== SUPPLIED DATA ==
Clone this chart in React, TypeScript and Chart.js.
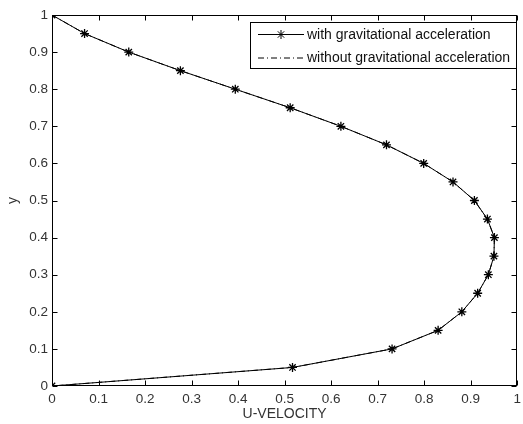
import React, { useEffect, useRef } from 'react';
import { Chart, registerables } from 'chart.js';

Chart.register(...registerables);

// y positions (ordinate) of the profile points
const yValues = [1, 0.95, 0.9, 0.85, 0.8, 0.75, 0.7, 0.65, 0.6, 0.55, 0.5, 0.45, 0.4, 0.35, 0.3, 0.25, 0.2, 0.15, 0.1, 0.05, 0];
// U-velocity with gravitational acceleration
const uWithGravity = [0, 0.07, 0.165, 0.276, 0.394, 0.512, 0.621, 0.719, 0.799, 0.862, 0.908, 0.936, 0.951, 0.95, 0.938, 0.915, 0.881, 0.83, 0.731, 0.517, 0];
// U-velocity without gravitational acceleration (overlaps the first curve)
const uWithoutGravity = [0, 0.07, 0.165, 0.276, 0.394, 0.512, 0.621, 0.719, 0.799, 0.862, 0.908, 0.936, 0.951, 0.95, 0.938, 0.915, 0.881, 0.83, 0.731, 0.517, 0];

const xTicks = [0, 0.1, 0.2, 0.3, 0.4, 0.5, 0.6, 0.7, 0.8, 0.9, 1];
const yTicks = [0, 0.1, 0.2, 0.3, 0.4, 0.5, 0.6, 0.7, 0.8, 0.9, 1];
const seriesLabels = ['with gravitational acceleration', 'without gravitational acceleration'];
const xTitle = 'U-VELOCITY';
const yTitle = 'y';

const FONT = '"Liberation Sans", Arial, sans-serif';
const DASH_DOT = [6, 3, 1, 3];

const fmt = (v: number) => String(Number(v.toFixed(1)));

const boxPlugin = {
  id: 'matlabBox',
  afterDraw(chart: any) {
    const { ctx, chartArea } = chart;
    const { left, right, top, bottom } = chartArea;
    const xs = chart.scales.x;
    const ys = chart.scales.y;
    ctx.save();
    ctx.strokeStyle = '#000';
    ctx.lineWidth = 1;
    ctx.setLineDash([]);
    const L = Math.round(left) + 0.5;
    const R = Math.round(right) - 0.5;
    const T = Math.round(top) + 0.5;
    const B = Math.round(bottom) - 0.5;
    ctx.strokeRect(L, T, R - L, B - T);
    const tl = 5;
    ctx.beginPath();
    xTicks.forEach((t) => {
      const px = Math.round(xs.getPixelForValue(t)) + 0.5;
      ctx.moveTo(px, B);
      ctx.lineTo(px, B - tl);
      ctx.moveTo(px, T);
      ctx.lineTo(px, T + tl);
    });
    yTicks.forEach((t) => {
      const py = Math.round(ys.getPixelForValue(t)) + 0.5;
      ctx.moveTo(L, py);
      ctx.lineTo(L + tl, py);
      ctx.moveTo(R, py);
      ctx.lineTo(R - tl, py);
    });
    ctx.stroke();

    // legend
    const bx = 250.5, by = 22.5, bw = 266, bh = 46;
    ctx.fillStyle = '#fff';
    ctx.fillRect(bx, by, bw, bh);
    ctx.strokeRect(bx, by, bw, bh);
    const rows = [34.5, 58];
    const x0 = 258, x1 = 304, tx = 307;
    ctx.font = '14px ' + FONT;
    ctx.textBaseline = 'middle';
    ctx.textAlign = 'left';
    ctx.fillStyle = '#111';
    // row 1
    ctx.beginPath();
    ctx.moveTo(x0, rows[0]);
    ctx.lineTo(x1, rows[0]);
    ctx.stroke();
    const mx = (x0 + x1) / 2, my = rows[0], r = 4.5;
    ctx.beginPath();
    for (let i = 0; i < 4; i++) {
      const a = (i * Math.PI) / 4;
      ctx.moveTo(mx - r * Math.cos(a), my - r * Math.sin(a));
      ctx.lineTo(mx + r * Math.cos(a), my + r * Math.sin(a));
    }
    ctx.stroke();
    ctx.fillText(seriesLabels[0], tx, rows[0] + 0.5);
    // row 2
    ctx.beginPath();
    ctx.setLineDash(DASH_DOT);
    ctx.moveTo(x0, rows[1]);
    ctx.lineTo(x1, rows[1]);
    ctx.stroke();
    ctx.setLineDash([]);
    ctx.fillText(seriesLabels[1], tx, rows[1] + 0.5);
    ctx.restore();
  },
};

export default function App() {
  const ref = useRef<HTMLCanvasElement | null>(null);
  useEffect(() => {
    if (!ref.current) return;
    const chart = new Chart(ref.current, {
      type: 'scatter',
      data: {
        datasets: [
          {
            label: seriesLabels[1],
            data: yValues.map((y, i) => ({ x: uWithoutGravity[i], y })),
            showLine: true,
            borderColor: '#000',
            borderWidth: 1,
            borderDash: DASH_DOT,
            pointRadius: 0,
            tension: 0,
            order: 2,
          },
          {
            label: seriesLabels[0],
            data: yValues.map((y, i) => ({ x: uWithGravity[i], y })),
            showLine: true,
            borderColor: '#000',
            backgroundColor: '#000',
            borderWidth: 1,
            pointStyle: 'star',
            pointRadius: 4.5,
            pointBorderWidth: 1.3,
            pointBorderColor: '#000',
            tension: 0,
            order: 1,
          },
        ],
      },
      options: {
        animation: false,
        responsive: false,
        maintainAspectRatio: false,
        layout: { padding: { left: 0, right: 1, top: 15, bottom: 0 } },
        plugins: { legend: { display: false }, tooltip: { enabled: false } },
        scales: {
          x: {
            type: 'linear',
            min: 0,
            max: 1,
            afterBuildTicks: (s: any) => {
              s.ticks = xTicks.map((v) => ({ value: v }));
            },
            afterFit: (s: any) => {
              s.height = 38;
              s.paddingLeft = 0;
              s.paddingRight = 0;
            },
            grid: { display: false, drawTicks: false },
            border: { display: false },
            ticks: {
              callback: (v: any) => fmt(Number(v)),
              color: '#333',
              font: { family: FONT, size: 13.5 },
              padding: 5,
              maxRotation: 0,
              autoSkip: false,
            },
            title: {
              display: true,
              text: xTitle,
              color: '#333',
              font: { family: FONT, size: 14 },
              padding: { top: 0, bottom: 1 },
            },
          },
          y: {
            type: 'linear',
            min: 0,
            max: 1,
            afterBuildTicks: (s: any) => {
              s.ticks = yTicks.map((v) => ({ value: v }));
            },
            afterFit: (s: any) => {
              s.width = 52;
            },
            grid: { display: false, drawTicks: false },
            border: { display: false },
            ticks: {
              callback: (v: any) => fmt(Number(v)),
              color: '#333',
              font: { family: FONT, size: 13.5 },
              padding: 4,
              autoSkip: false,
            },
            title: {
              display: true,
              text: yTitle,
              color: '#333',
              font: { family: FONT, size: 14 },
              padding: { top: 5, bottom: 0 },
            },
          },
        },
      },
      plugins: [boxPlugin],
    });
    return () => chart.destroy();
  }, []);
  return (
    <div style={{ position: 'fixed', left: 0, top: 0, width: 523, height: 424, background: '#fff' }}>
      <canvas ref={ref} width={523} height={424} style={{ display: 'block', width: 523, height: 424 }} />
    </div>
  );
}
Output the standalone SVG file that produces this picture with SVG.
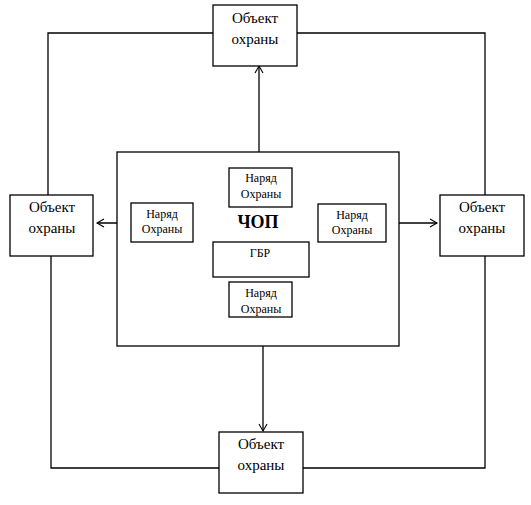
<svg xmlns="http://www.w3.org/2000/svg" width="531" height="505" viewBox="0 0 531 505">
<defs>
<marker id="arr" markerWidth="10" markerHeight="10" refX="8" refY="5" orient="auto" markerUnits="userSpaceOnUse">
<path d="M1,1 L8,5 L1,9" fill="none" stroke="#000" stroke-width="1.1"/>
</marker>
</defs>
<style>
rect{fill:#fff;stroke:#000;stroke-width:1.3}
line,polyline{stroke:#000;stroke-width:1.3;fill:none}
text{font-family:"Liberation Serif","Times New Roman",serif;fill:#000;text-anchor:middle}
.obj{font-size:15px}
.nar{font-size:12px}
.chop{font-size:18px;font-weight:bold}
</style>
<g id="connectors">
<polyline points="213,33 48,33 48,195"/>
<polyline points="297,33 485,33 485,195"/>
<polyline points="51,256 51,468 219,468"/>
<polyline points="303,468 485,468 485,256"/>
<line x1="259" y1="168" x2="259" y2="66" marker-end="url(#arr)"/>
<line x1="131" y1="223" x2="97" y2="223" marker-end="url(#arr)"/>
<line x1="386" y1="223" x2="437" y2="223" marker-end="url(#arr)"/>
<line x1="263" y1="317" x2="263" y2="431" marker-end="url(#arr)"/>
</g>
<g id="chop">
<rect x="117" y="152" width="282" height="194"/>
<text class="chop" x="258" y="228">ЧОП</text>
</g>
<g id="obj-top">
<rect x="213" y="5" width="84" height="61"/>
<text class="obj" x="255" y="23">Объект</text>
<text class="obj" x="255" y="44">охраны</text>
</g>
<g id="obj-left">
<rect x="10" y="195" width="83" height="61"/>
<text class="obj" x="52" y="212">Объект</text>
<text class="obj" x="52" y="233">охраны</text>
</g>
<g id="obj-right">
<rect x="440" y="195" width="84" height="61"/>
<text class="obj" x="482" y="212">Объект</text>
<text class="obj" x="482" y="233">охраны</text>
</g>
<g id="obj-bottom">
<rect x="219" y="432" width="84" height="61"/>
<text class="obj" x="261" y="449">Объект</text>
<text class="obj" x="261" y="470">охраны</text>
</g>
<g id="nar-top">
<rect x="229" y="168" width="63" height="39"/>
<text class="nar" x="261" y="182">Наряд</text>
<text class="nar" x="261" y="198">Охраны</text>
</g>
<g id="nar-left">
<rect x="131" y="203" width="62" height="39"/>
<text class="nar" x="162" y="218">Наряд</text>
<text class="nar" x="162" y="233">Охраны</text>
</g>
<g id="nar-right">
<rect x="318" y="204" width="68" height="38"/>
<text class="nar" x="352" y="219">Наряд</text>
<text class="nar" x="352" y="234">Охраны</text>
</g>
<g id="gbr">
<rect x="213" y="242" width="96" height="35"/>
<text class="nar" x="260" y="257">ГБР</text>
</g>
<g id="nar-bottom">
<rect x="229" y="282" width="63" height="35"/>
<text class="nar" x="261" y="297">Наряд</text>
<text class="nar" x="261" y="313">Охраны</text>
</g>
</svg>
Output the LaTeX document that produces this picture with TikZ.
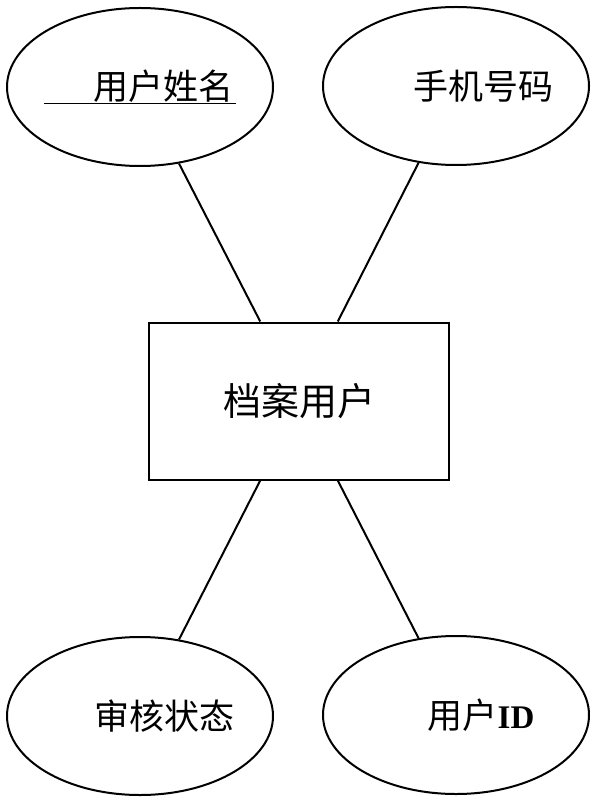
===
WHAT YOU HAVE TO DO: Please take the lines from the beginning of the data above through the line holding "const fmt = (v: number)" and transcribe them exactly, without any pictures.

TASK SOLUTION:
Clone this chart in React, TypeScript and Chart.js.
import React, { useEffect, useRef } from 'react';
import { Chart, registerables } from 'chart.js';

Chart.register(...registerables);

// y positions (ordinate) of the profile points
const yValues = [1, 0.95, 0.9, 0.85, 0.8, 0.75, 0.7, 0.65, 0.6, 0.55, 0.5, 0.45, 0.4, 0.35, 0.3, 0.25, 0.2, 0.15, 0.1, 0.05, 0];
// U-velocity with gravitational acceleration
const uWithGravity = [0, 0.07, 0.165, 0.276, 0.394, 0.512, 0.621, 0.719, 0.799, 0.862, 0.908, 0.936, 0.951, 0.95, 0.938, 0.915, 0.881, 0.83, 0.731, 0.517, 0];
// U-velocity without gravitational acceleration (overlaps the first curve)
const uWithoutGravity = [0, 0.07, 0.165, 0.276, 0.394, 0.512, 0.621, 0.719, 0.799, 0.862, 0.908, 0.936, 0.951, 0.95, 0.938, 0.915, 0.881, 0.83, 0.731, 0.517, 0];

const xTicks = [0, 0.1, 0.2, 0.3, 0.4, 0.5, 0.6, 0.7, 0.8, 0.9, 1];
const yTicks = [0, 0.1, 0.2, 0.3, 0.4, 0.5, 0.6, 0.7, 0.8, 0.9, 1];
const seriesLabels = ['with gravitational acceleration', 'without gravitational acceleration'];
const xTitle = 'U-VELOCITY';
const yTitle = 'y';

const FONT = '"Liberation Sans", Arial, sans-serif';
const DASH_DOT = [6, 3, 1, 3];

const fmt = (v: number) => String(Number(v.toFixed(1)));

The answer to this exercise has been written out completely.